Extracting hex color codes
If you are building an application for designers, you might want to create a brilliant helper that detects and extracts hex color codes from their description to help document the design they’re talking about. Here is an example of how to do this in Go:
package main
import (
"fmt"
"regexp"
)
func main() {
css := "The colors used in this project are #FFFFFF, #000000, and #FF0000."
re := regexp.MustCompile(`#[0-9A-Fa-f]{6}`)

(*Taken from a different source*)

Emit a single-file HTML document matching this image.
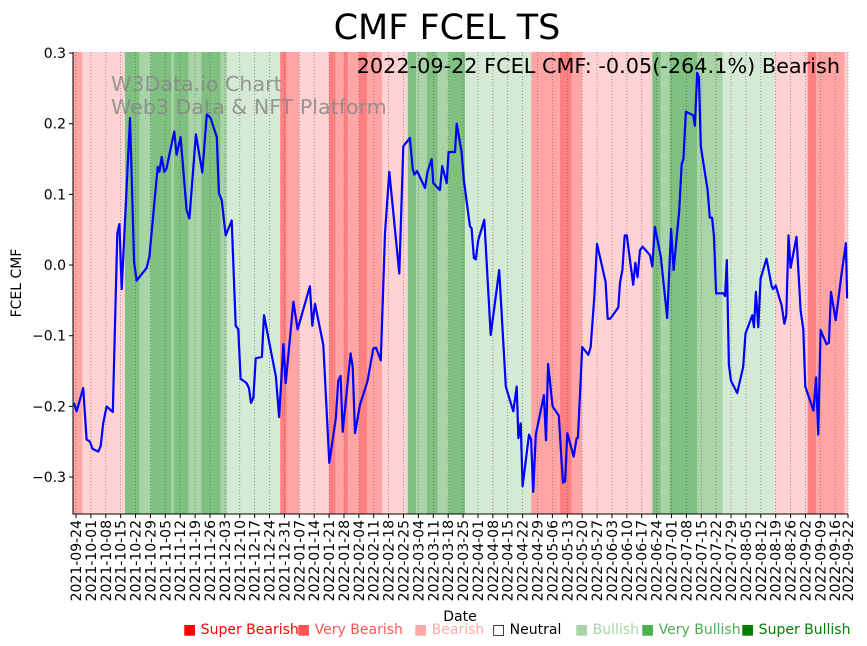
<!DOCTYPE html>
<html><head><meta charset="utf-8">
<style>
html,body{margin:0;padding:0;background:#fff;}
svg{display:block;font-family:"DejaVu Sans","Liberation Sans",sans-serif;}
</style></head>
<body>
<svg id="chart" width="867" height="646" viewBox="0 0 867 646">
<text x="447" y="39" font-size="35" text-anchor="middle" fill="#000">CMF FCEL TS</text>
<g id="bands"></g>
<g id="grid"></g>
<text x="111" y="91" font-size="20.6" fill="#888" fill-opacity="0.85">W3Data.io Chart</text>
<text x="111" y="114" font-size="20.6" fill="#888" fill-opacity="0.85">Web3 Data &amp; NFT Platform</text>
<path id="line" fill="none" stroke="#0000ff" stroke-width="2.2" stroke-linejoin="round"/>
<text x="840" y="73" font-size="20.8" text-anchor="end" fill="#000">2022-09-22 FCEL CMF: -0.05(-264.1%) Bearish</text>
<g id="axes"></g>
<text x="460" y="621" font-size="14" text-anchor="middle">Date</text>
<text transform="translate(21,283) rotate(-90)" font-size="14" text-anchor="middle">FCEL CMF</text>
<g font-size="14">
<text x="183" y="634" fill="#ff0000">■ Super Bearish</text>
<text x="297" y="634" fill="#ff5555">■ Very Bearish</text>
<text x="414" y="634" fill="#ffaaaa">■ Bearish</text>
<text x="492" y="634" fill="#000">□ Neutral</text>
<text x="575" y="634" fill="#a8d5a8">■ Bullish</text>
<text x="641" y="634" fill="#4caf50">■ Very Bullish</text>
<text x="741" y="634" fill="#008000">■ Super Bullish</text>
</g>
</svg>
<script>
// day offsets from 2021-09-24
const days = [-1,0.3,3.4,5,6.6,7.7,10.5,11.6,12.8,14.4,17.3,19.4,20.4,21.5,25.4,27.3,28.5,33.2,34.5,38.4,39.2,40.3,41.5,42.5,46.2,47.3,49.2,52,53.3,56.4,59.4,61.5,63.3,66.2,67.2,68.5,70.4,73.2,75.1,76.3,77.4,80.2,81.3,82.3,83.4,84.5,87.4,88.4,94,95.5,97.5,98.6,102.2,104.2,110,111.1,112.4,116.3,119.1,122.2,123.3,124.4,125.4,129.1,130.1,131.2,133.5,137,139.8,141.1,143.3,145.3,147.3,152,153.9,157,158.3,159.1,160.4,164.1,165.3,167.2,168,171.1,172.2,174.3,175.2,178.2,179,181.3,182.4,185.2,186,187.1,188,189.1,192,195,199,202.1,205.6,207.2,208,209.1,210,213,214,215,216.2,220,221,222,224.1,227,228.3,229,230,231,234,235.4,236,238,240.9,242,243.7,245,249,250,251,252.2,255,255.8,256.9,258,259,262,263,264,265.2,266.4,269.9,271,272.2,275,278,279.8,281,283.6,284.8,285.6,286.8,290.2,291,292.1,292.9,293.8,297,298,299.1,300,301,304.4,305.2,306,307,308,310.9,313.7,314.8,318,318.8,319.7,320.8,321.9,324.7,327.1,327.8,329,331.8,333.1,334,335,336,338.8,340.7,342,342.9,346.8,348,349,350.1,352.9,354,355,357.2,360,362,362.6];
const cmf = [-0.195,-0.207,-0.174,-0.247,-0.25,-0.26,-0.264,-0.256,-0.224,-0.2,-0.208,0.045,0.058,-0.034,0.208,0.004,-0.022,-0.004,0.012,0.139,0.132,0.153,0.132,0.136,0.189,0.156,0.181,0.078,0.066,0.185,0.131,0.213,0.208,0.181,0.102,0.092,0.042,0.063,-0.086,-0.091,-0.161,-0.167,-0.174,-0.195,-0.188,-0.132,-0.13,-0.071,-0.158,-0.215,-0.112,-0.167,-0.052,-0.091,-0.03,-0.086,-0.055,-0.113,-0.28,-0.216,-0.164,-0.157,-0.236,-0.125,-0.144,-0.238,-0.198,-0.165,-0.118,-0.117,-0.135,0.045,0.132,-0.012,0.168,0.18,0.136,0.128,0.133,0.109,0.132,0.15,0.116,0.106,0.14,0.116,0.16,0.16,0.2,0.16,0.12,0.055,0.052,0.01,0.008,0.035,0.064,-0.099,-0.007,-0.172,-0.207,-0.172,-0.245,-0.224,-0.313,-0.24,-0.247,-0.321,-0.24,-0.184,-0.248,-0.14,-0.2,-0.213,-0.276,-0.308,-0.306,-0.238,-0.271,-0.245,-0.245,-0.116,-0.127,-0.116,-0.045,0.03,-0.024,-0.076,-0.076,-0.072,-0.06,-0.025,-0.007,0.042,0.042,-0.028,0.003,-0.017,0.021,0.026,0.014,-0.002,0.054,0.012,-0.075,0.051,-0.007,0.075,0.143,0.15,0.217,0.212,0.197,0.272,0.266,0.168,0.106,0.067,0.067,0.04,-0.04,-0.04,-0.044,0.007,-0.141,-0.164,-0.181,-0.144,-0.097,-0.071,-0.088,-0.038,-0.088,-0.019,0.009,-0.03,-0.034,-0.029,-0.057,-0.083,-0.071,0.042,-0.004,0.04,-0.064,-0.091,-0.172,-0.206,-0.159,-0.24,-0.092,-0.112,-0.11,-0.038,-0.078,-0.012,0.031,-0.047];
// sentiment band starts (day offset) and levels (-3..3)
const bandStarts = [-2,3,23,30,35,45,46,53,59,68,71,96,99,105,119,122,126,128,133,137,144,156,160,165,170,175,183,214,227.5,233,238,271,275,279,292,304,328.6,344,348,361.5];
const bandLevels = [-2,-1,3,2,3,2,3,2,3,2,1,-3,-2,-1,-3,-2,-3,-2,-3,-2,-1,3,2,3,2,3,1,-2,-3,-2,-1,3,2,3,2,1,-1,-3,-2,-1];
const yTicks = [0.3,0.2,0.1,0.0,-0.1,-0.2,-0.3];
const yTickLabels = ["0.3","0.2","0.1","0.0","\u22120.1","\u22120.2","\u22120.3"];
// x tick day offsets: weekly plus final date
const xTickDays = [0,7,14,21,28,35,42,49,56,63,70,77,84,91,98,105,112,119,126,133,140,147,154,161,168,175,182,189,196,203,210,217,224,231,238,245,252,259,266,273,280,287,294,301,308,315,322,329,336,343,350,357,363];

const L=73,R=848,T=52,B=514;
const dMin=-1.41,dMax=363, vMin=-0.3523, vMax=0.3015;
const xs=d=>L+(d-dMin)/(dMax-dMin)*(R-L);
const ys=v=>B-(v-vMin)/(vMax-vMin)*(B-T);
const NS='http://www.w3.org/2000/svg';
const colors={'-3':'#ff8080','-2':'#ffa5a5','-1':'#ffd3d3','0':'#ffffff','1':'#d5ead5','2':'#a8d4a8','3':'#80c080'};
const bandsG=document.getElementById('bands');
for(let i=0;i<bandStarts.length;i++){
  const s=Math.max(bandStarts[i],dMin), e=Math.min(i+1<bandStarts.length?bandStarts[i+1]:dMax,dMax);
  const r=document.createElementNS(NS,'rect');
  r.setAttribute('x',xs(s));r.setAttribute('y',T);
  r.setAttribute('width',Math.max(0,xs(e)-xs(s)));r.setAttribute('height',B-T);
  r.setAttribute('fill',colors[bandLevels[i]]);
  
  
  bandsG.appendChild(r);
}
const start=new Date(Date.UTC(2021,8,24));
const gridG=document.getElementById('grid'), axesG=document.getElementById('axes');
xTickDays.forEach(d=>{
  const x=xs(d);
  const dt=new Date(start.getTime()+d*86400000);
  const lbl=dt.toISOString().slice(0,10);
  const g=document.createElementNS(NS,'line');
  g.setAttribute('x1',x);g.setAttribute('x2',x);g.setAttribute('y1',T);g.setAttribute('y2',B);
  g.setAttribute('stroke','#555');g.setAttribute('stroke-width','0.8');g.setAttribute('stroke-dasharray','1,2');g.setAttribute('stroke-opacity','0.7');
  
  
  gridG.appendChild(g);
  const t=document.createElementNS(NS,'line');
  t.setAttribute('x1',x);t.setAttribute('x2',x);t.setAttribute('y1',B);t.setAttribute('y2',B+4);t.setAttribute('stroke','#000');
  
  
  axesG.appendChild(t);
  const tx=document.createElementNS(NS,'text');
  tx.setAttribute('transform','translate('+(x+5)+','+(B+6)+') rotate(-90)');
  tx.setAttribute('text-anchor','end');tx.setAttribute('font-size','14');
  tx.textContent=lbl;
  
  
  axesG.appendChild(tx);
});
yTicks.forEach((v,i)=>{
  const y=ys(v);
  const t=document.createElementNS(NS,'line');
  t.setAttribute('x1',L-4);t.setAttribute('x2',L);t.setAttribute('y1',y);t.setAttribute('y2',y);t.setAttribute('stroke','#000');
  
  
  axesG.appendChild(t);
  const tx=document.createElementNS(NS,'text');
  tx.setAttribute('x',L-7);tx.setAttribute('y',y+5);tx.setAttribute('text-anchor','end');tx.setAttribute('font-size','14');
  tx.textContent=yTickLabels[i];
  
  
  axesG.appendChild(tx);
});
const ax=document.createElementNS(NS,'path');
ax.setAttribute('d','M'+L+' '+T+' L'+L+' '+B+' L'+R+' '+B);
ax.setAttribute('stroke','#000');ax.setAttribute('fill','none');ax.setAttribute('stroke-width','1');


axesG.appendChild(ax);
let p='';
days.forEach((d,i)=>{p+=(i?'L':'M')+xs(d).toFixed(1)+' '+ys(cmf[i]).toFixed(1)+' ';});
document.getElementById('line').setAttribute('d',p);
</script>
</body></html>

colors := re.FindAllString(css, -1)
fmt.Println(colors) // returns ["#FFFFFF", "#000000", "#FF0000"]
}
The code above extracts the hex color codes detected in the text.
Extract hashtags
A similar use case to the above is extracting hashtags from a given text. You can do this easily in Go:
package main
import (
"fmt"
"regexp"
)
func main() {
text := "Exciting times ahead! #NewProject #LaunchDay"

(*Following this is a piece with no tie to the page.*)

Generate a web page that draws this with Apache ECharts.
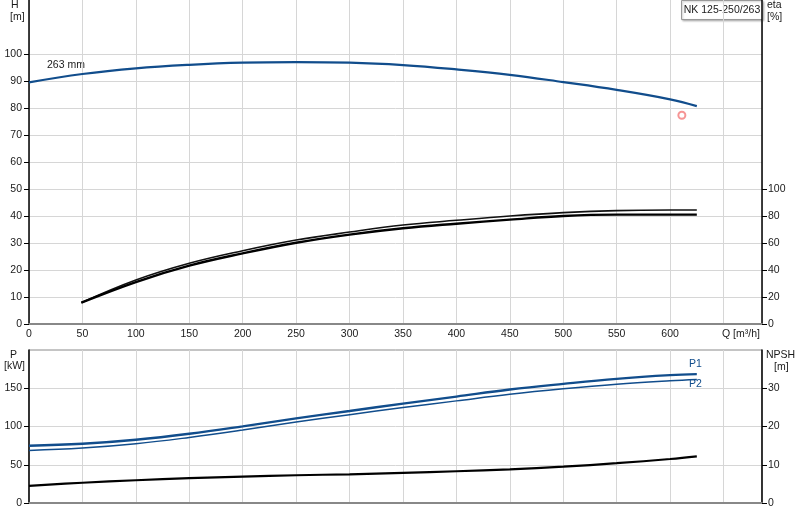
<!DOCTYPE html>
<html><head><meta charset="utf-8">
<script src="https://cdn.jsdelivr.net/npm/echarts@6/dist/echarts.min.js"></script>
<style>html,body{margin:0;padding:0;background:#fff}#c{width:800px;height:520px}</style>
</head><body><div id="c"></div>
<script>
// ---- data ----
const title = 'NK 125-250/263';
const qAxisTicks = [0,50,100,150,200,250,300,350,400,450,500,550,600];
const hTicks = [0,10,20,30,40,50,60,70,80,90,100];
const etaTicks = [0,20,40,60,80,100];
const pTicks = [0,50,100,150];
const npshTicks = [0,10,20,30];

const qH = [0,50,100,150,200,250,300,350,400,450,500,550,600,625];
const hVals = [89.5,92.6,94.7,96.0,96.8,97.0,96.8,95.9,94.3,92.3,89.6,86.7,83.2,80.7];

const qEta = [49,100,150,200,250,300,350,400,450,500,550,600,625];
const eta1 = [15.8,32.6,45.0,54.3,62.2,68.1,73.3,76.8,80.0,82.5,84.0,84.4,84.4];
const eta2 = [15.8,31.1,43.2,52.3,60.2,66.2,70.9,74.3,77.3,80.0,81.0,81.0,81.0];

const dutyPoint = [611, 77.3];

const qP = [0,50,100,150,200,250,300,350,400,450,500,550,600,625];
const p1 = [74.8,77.4,82.7,90.5,100.2,110.7,120.3,129.9,139.1,148.3,155.7,162.3,167.1,168.4];
const p2 = [68.7,71.8,77.4,85.7,95.4,105.9,115.5,124.7,133.5,142.1,149.2,155.2,159.7,161.4];
const npsh = [4.46,5.3,5.95,6.5,6.9,7.26,7.5,7.87,8.3,8.8,9.5,10.4,11.5,12.2];

const zip = (xs, ys) => xs.map((x, i) => [x, ys[i]]);

const FONT = 'Liberation Sans, Arial, sans-serif';
const FS = 10.5;
const BLUE = '#114d8c';
const GRID = '#d6d6d6';
const lbl = {fontFamily: FONT, fontSize: FS, color: '#1a1a1a'};
const tf = FS + 'px ' + FONT;

const chart = echarts.init(document.getElementById('c'), null, {renderer: 'canvas'});
chart.setOption({
  animation: false,
  backgroundColor: '#fff',
  grid: [
    {left: 29, right: 38, top: 0, height: 324, show: false},
    {left: 29, right: 38, top: 350, height: 153, show: true, borderColor: '#8a8a8a', borderWidth: 1, backgroundColor: 'transparent'}
  ],
  xAxis: [
    {gridIndex: 0, type: 'value', min: 0, max: 686, interval: 50,
     axisLine: {onZero: false, lineStyle: {color: '#888', width: 2}},
     axisTick: {show: false},
     axisLabel: Object.assign({margin: 5, customValues: qAxisTicks}, lbl),
     splitLine: {lineStyle: {color: GRID, width: 1}}},
    {gridIndex: 1, type: 'value', min: 0, max: 686, interval: 50,
     axisLine: {onZero: false, lineStyle: {color: '#888', width: 2}},
     axisTick: {show: false},
     axisLabel: {show: false},
     splitLine: {lineStyle: {color: GRID, width: 1}}}
  ],
  yAxis: [
    {gridIndex: 0, type: 'value', min: 0, max: 120, interval: 10, position: 'left',
     axisLine: {show: true, onZero: false, lineStyle: {color: '#000', width: 1.5}},
     axisTick: {show: true, length: 5, customValues: hTicks, lineStyle: {color: '#000'}},
     axisLabel: Object.assign({margin: 7, customValues: hTicks}, lbl),
     splitLine: {lineStyle: {color: GRID, width: 1}}},
    {gridIndex: 0, type: 'value', min: 0, max: 240, interval: 20, position: 'right',
     axisLine: {show: true, onZero: false, lineStyle: {color: '#000', width: 1.5}},
     axisTick: {show: true, length: 5, customValues: etaTicks, lineStyle: {color: '#000'}},
     axisLabel: Object.assign({margin: 6, customValues: etaTicks}, lbl),
     splitLine: {show: false}},
    {gridIndex: 1, type: 'value', min: 0, max: 200, interval: 50, position: 'left',
     axisLine: {show: true, onZero: false, lineStyle: {color: '#000', width: 1.5}},
     axisTick: {show: true, length: 5, customValues: pTicks, lineStyle: {color: '#000'}},
     axisLabel: Object.assign({margin: 7, customValues: pTicks}, lbl),
     splitLine: {lineStyle: {color: GRID, width: 1}}},
    {gridIndex: 1, type: 'value', min: 0, max: 40, interval: 10, position: 'right',
     axisLine: {show: true, onZero: false, lineStyle: {color: '#000', width: 1.5}},
     axisTick: {show: true, length: 5, customValues: npshTicks, lineStyle: {color: '#000'}},
     axisLabel: Object.assign({margin: 6, customValues: npshTicks}, lbl),
     splitLine: {show: false}}
  ],
  series: [
    {name: 'H', type: 'line', xAxisIndex: 0, yAxisIndex: 0, smooth: 0.4, symbol: 'none',
     data: zip(qH, hVals), lineStyle: {color: BLUE, width: 2.2}},
    {name: 'eta1', type: 'line', xAxisIndex: 0, yAxisIndex: 1, smooth: 0.4, symbol: 'none',
     data: zip(qEta, eta1), lineStyle: {color: '#111', width: 1.6}},
    {name: 'eta2', type: 'line', xAxisIndex: 0, yAxisIndex: 1, smooth: 0.4, symbol: 'none',
     data: zip(qEta, eta2), lineStyle: {color: '#000', width: 2.4}},
    {name: 'duty', type: 'scatter', xAxisIndex: 0, yAxisIndex: 0, symbol: 'emptyCircle', symbolSize: 7,
     data: [dutyPoint], itemStyle: {color: '#f47a7a', borderColor: '#f47a7a', borderWidth: 1}},
    {name: 'P1', type: 'line', xAxisIndex: 1, yAxisIndex: 2, smooth: 0.4, symbol: 'none',
     data: zip(qP, p1), lineStyle: {color: BLUE, width: 2.4}},
    {name: 'P2', type: 'line', xAxisIndex: 1, yAxisIndex: 2, smooth: 0.4, symbol: 'none',
     data: zip(qP, p2), lineStyle: {color: BLUE, width: 1.5}},
    {name: 'NPSH', type: 'line', xAxisIndex: 1, yAxisIndex: 3, smooth: 0.4, symbol: 'none',
     data: zip(qP, npsh), lineStyle: {color: '#000', width: 2.2}}
  ],
  graphic: [
    {type: 'text', left: 11, top: 0, style: {text: 'H', font: tf, fill: '#1a1a1a'}},
    {type: 'text', left: 10, top: 12, style: {text: '[m]', font: tf, fill: '#1a1a1a'}},
    {type: 'text', left: 767, top: 0, style: {text: 'eta', font: tf, fill: '#1a1a1a'}},
    {type: 'text', left: 767, top: 12, style: {text: '[%]', font: tf, fill: '#1a1a1a'}},
    {type: 'text', left: 10, top: 350, style: {text: 'P', font: tf, fill: '#1a1a1a'}},
    {type: 'text', left: 4, top: 361, style: {text: '[kW]', font: tf, fill: '#1a1a1a'}},
    {type: 'text', left: 766, top: 350, style: {text: 'NPSH', font: tf, fill: '#1a1a1a'}},
    {type: 'text', left: 774, top: 362, style: {text: '[m]', font: tf, fill: '#1a1a1a'}},
    {type: 'text', left: 722, top: 329, style: {text: 'Q [m³/h]', font: tf, fill: '#1a1a1a'}},
    {type: 'text', left: 47, top: 60, style: {text: '263 mm', font: tf, fill: '#1a1a1a'}},
    {type: 'text', left: 689, top: 359, style: {text: 'P1', font: tf, fill: BLUE}},
    {type: 'text', left: 689, top: 379, style: {text: 'P2', font: tf, fill: BLUE}},
    {type: 'group', left: 681, top: 0, children: [
      {type: 'rect', shape: {x: 0, y: 0, width: 81, height: 19},
       style: {fill: '#fff', stroke: '#999', lineWidth: 1, shadowBlur: 2, shadowOffsetX: 1, shadowOffsetY: 1, shadowColor: 'rgba(0,0,0,0.25)'}},
      {type: 'text', x: 40.5, y: 9.5, style: {text: title, font: tf, fill: '#1a1a1a', align: 'center', verticalAlign: 'middle'}}
    ]}
  ]
});
</script>
</body></html>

re := regexp.MustCompile(`#\w+`)
hashtags := re.FindAllString(text, -1)
fmt.Println(hashtags) // [NewProject #LaunchDay]
}
The code above extracts and returns hashtags from the given text.
Conclusion
Regular expressions are arguably one of the most essential concepts of programming that every developer needs to understand, as it allows you to perform complex string manipulation tasks easily using patterns.
In this article, you’ve learned about regular expressions and all the concepts that apply to Google RE2 syntax, including but not limited to flags, character sets, ranges, and repetition.
Whew! That was a long one! Thank you so much for reading. I hope this article has achieved its aim of demystifying regular expressions and how you can use them with the Go regex
package to perform different string manipulation tasks in Go applications.